Cost-efficient defect detection in lightweight metal castings using machine learning

Why use AI for non-destructive quality assurance in a production context?

In this project, we focus on the non-destructive detection of defects in lightweight metal castings, specifically automobile tire rims. The common automated quality assurance systems for such components use X-ray images and algorithms based on classical image processing methods. Although these methods are generally effective in detecting many relevant defects, their implementation requires time and specialized personnel for setup, especially for new components. AI-based methods offer the potential for more flexible solutions, particularly in situations where skilled experts are scarce or frequent recalibrations are necessary due to product variety. Our joint project with the Development Center X-ray Technology at Fraunhofer IIS (EZRT) aims to develop an AI capable of accurately detecting defects in X-ray images of castings.
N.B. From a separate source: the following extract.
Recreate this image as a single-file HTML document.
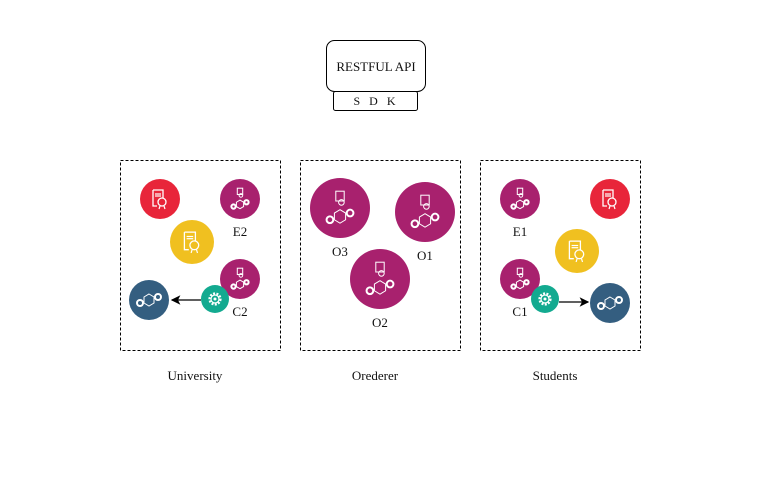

X-ray image of a rim with annotated defects. Source: Schön, T., Gosswami, B., Hvingelby, R., Suth, D., Kemeter, L. M., & Sierak, P. (2022). Automated defect recognition in X-ray projections using neural networks trained on simulated and real-world data.

Data efficiency as a key for AI applications in production

The acquisition and preparation of real data are crucial for the success of AI applications in production but often represent a significant cost factor. In the case of lightweight metal rims, manual detection and labeling of defects based on images by an expert require a lot of time and resources. Since conventional AI systems for image recognition require a large number of labeled data for training and evaluation, significant costs are involved. Our goal in this project was to develop an AI with minimal data requirements. To achieve this, Fraunhofer EZRT has developed its own simulation pipeline for X-ray images, which allows the generation of synthetic training data in large quantities and at negligible costs.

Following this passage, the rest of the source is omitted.